-------- Given data
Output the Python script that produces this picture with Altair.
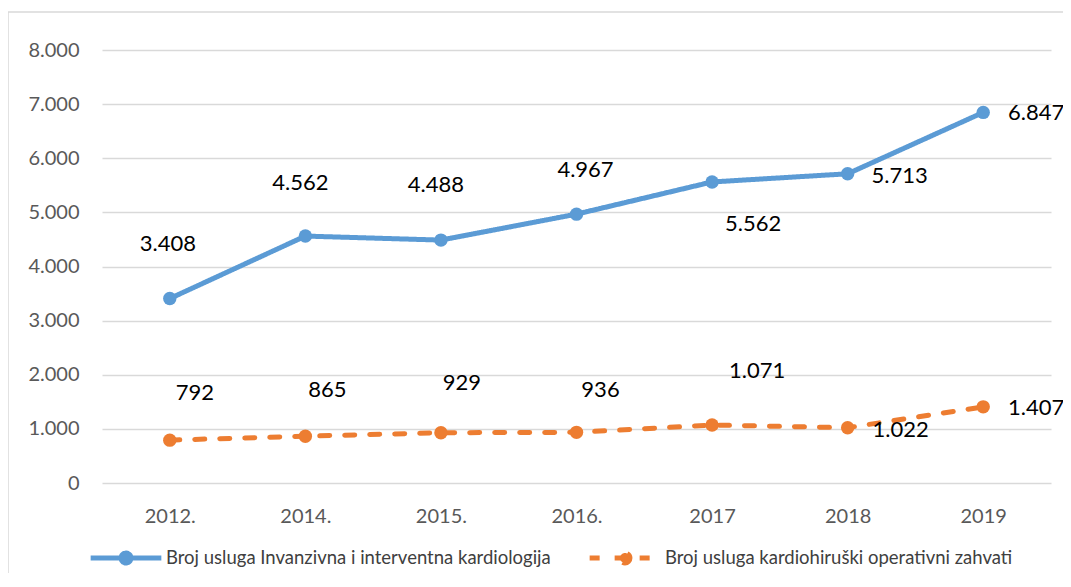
import altair as alt
import pandas as pd

years = ["2012.", "2014.", "2015.", "2016.", "2017", "2018", "2019"]
series_names = [
    "Broj usluga Invanzivna i interventna kardiologija",
    "Broj usluga kardiohiruški operativni zahvati",
]
invasive = [3408, 4562, 4488, 4967, 5562, 5713, 6847]
surgical = [792, 865, 929, 936, 1071, 1022, 1407]
colors = ["#5B9BD5", "#ED7D31"]
y_ticks = [0, 1000, 2000, 3000, 4000, 5000, 6000, 7000, 8000]

# label placement offsets (pixels) relative to each point
inv_offsets = [(-2, -55), (-5, -53), (-5, -55), (9, -44), (41, 42), (52, 2), (53, 1)]
sur_offsets = [(25, -47), (22, -46), (21, -50), (24, -42), (45, -54), (53, 2), (53, 1)]

rows = []
for name, vals in zip(series_names, [invasive, surgical]):
    for yr, v in zip(years, vals):
        rows.append({"year": yr, "series": name, "value": v})
df = pd.DataFrame(rows)

FONT = "Lato"
x_enc = alt.X("year:N", sort=years, title=None,
              axis=alt.Axis(domain=False, ticks=False, grid=False, labelAngle=0,
                            labelPadding=23, labelFontSize=20, labelColor="#595959",
                            labelFont=FONT))
y_enc = alt.Y("value:Q", title=None,
              scale=alt.Scale(domain=[0, 8000], nice=False),
              axis=alt.Axis(values=y_ticks, domain=False, ticks=False, grid=True,
                            gridColor="#d9d9d9", gridWidth=1.5, labelPadding=23,
                            labelFontSize=20, labelColor="#595959", labelFont=FONT,
                            labelExpr="replace(format(datum.value, ','), ',', '.')"))

color_scale = alt.Scale(domain=series_names, range=colors)
dash_scale = alt.Scale(domain=series_names, range=[[1, 0], [10, 15]])

legend = alt.Legend(title=None, orient="none", legendX=-14, legendY=470,
                    direction="horizontal", columns=2, columnPadding=28,
                    symbolType="M-1,0H1M0.14,0A0.14,0.14,0,1,1,-0.14,0A0.14,0.14,0,1,1,0.14,0Z",
                    symbolSize=5000, symbolStrokeWidth=5,
                    labelFontSize=18.5, labelColor="#404040", labelFont=FONT,
                    labelOffset=2, labelLimit=600)

base = alt.Chart(df)

lines = base.mark_line(strokeWidth=5, strokeCap="round").encode(
    x=x_enc, y=y_enc,
    stroke=alt.Stroke("series:N", scale=color_scale, legend=legend, sort=series_names),
    strokeDash=alt.StrokeDash("series:N", scale=dash_scale, legend=legend, sort=series_names),
)
points = base.mark_point(filled=True, size=180, opacity=1, strokeWidth=0).encode(
    x=alt.X("year:N", sort=years), y="value:Q",
    fill=alt.Fill("series:N", scale=color_scale, legend=legend, sort=series_names),
    stroke=alt.Stroke("series:N", scale=color_scale, legend=legend, sort=series_names),
)

text_layers = []
for name, vals, offs in [(series_names[0], invasive, inv_offsets),
                         (series_names[1], surgical, sur_offsets)]:
    for yr, v, (dx, dy) in zip(years, vals, offs):
        sub = df[(df.series == name) & (df.year == yr)]
        t = alt.Chart(sub).mark_text(dx=dx, dy=dy, fontSize=22, font=FONT,
                                     color="#000000").encode(
            x=alt.X("year:N", sort=years), y="value:Q",
            text="label:N",
        ).transform_calculate(label="replace(format(datum.value, ','), ',', '.')")
        text_layers.append(t)

border = alt.Chart(pd.DataFrame({"a": [0]})).mark_rule(color="#d9d9d9", strokeWidth=1.5).encode(
    x=alt.value(-94), x2=alt.value(1000), y=alt.value(-38))
border_left = alt.Chart(pd.DataFrame({"a": [0]})).mark_rule(color="#d9d9d9", strokeWidth=1.5).encode(
    x=alt.value(-94), y=alt.value(-38), y2=alt.value(560))

chart = alt.layer(border, border_left, lines, points, *text_layers).properties(
    width=949, height=433,
    autosize=alt.AutoSizeParams(type="none"),
    padding={"left": 94, "top": 42, "right": 12, "bottom": 90},
).configure_view(stroke=None).resolve_scale(x="shared")

chart.save("out.html", embed_options={"renderer": "svg", "actions": False})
----------------
Leave out the pictures and restate, word for word, the lines from the top of the data through the line containing "df = pd.DataFrame(rows)", both included.

Final answer:
Output the Python script that produces this picture with Altair.
import altair as alt
import pandas as pd

years = ["2012.", "2014.", "2015.", "2016.", "2017", "2018", "2019"]
series_names = [
    "Broj usluga Invanzivna i interventna kardiologija",
    "Broj usluga kardiohiruški operativni zahvati",
]
invasive = [3408, 4562, 4488, 4967, 5562, 5713, 6847]
surgical = [792, 865, 929, 936, 1071, 1022, 1407]
colors = ["#5B9BD5", "#ED7D31"]
y_ticks = [0, 1000, 2000, 3000, 4000, 5000, 6000, 7000, 8000]

# label placement offsets (pixels) relative to each point
inv_offsets = [(-2, -55), (-5, -53), (-5, -55), (9, -44), (41, 42), (52, 2), (53, 1)]
sur_offsets = [(25, -47), (22, -46), (21, -50), (24, -42), (45, -54), (53, 2), (53, 1)]

rows = []
for name, vals in zip(series_names, [invasive, surgical]):
    for yr, v in zip(years, vals):
        rows.append({"year": yr, "series": name, "value": v})
df = pd.DataFrame(rows)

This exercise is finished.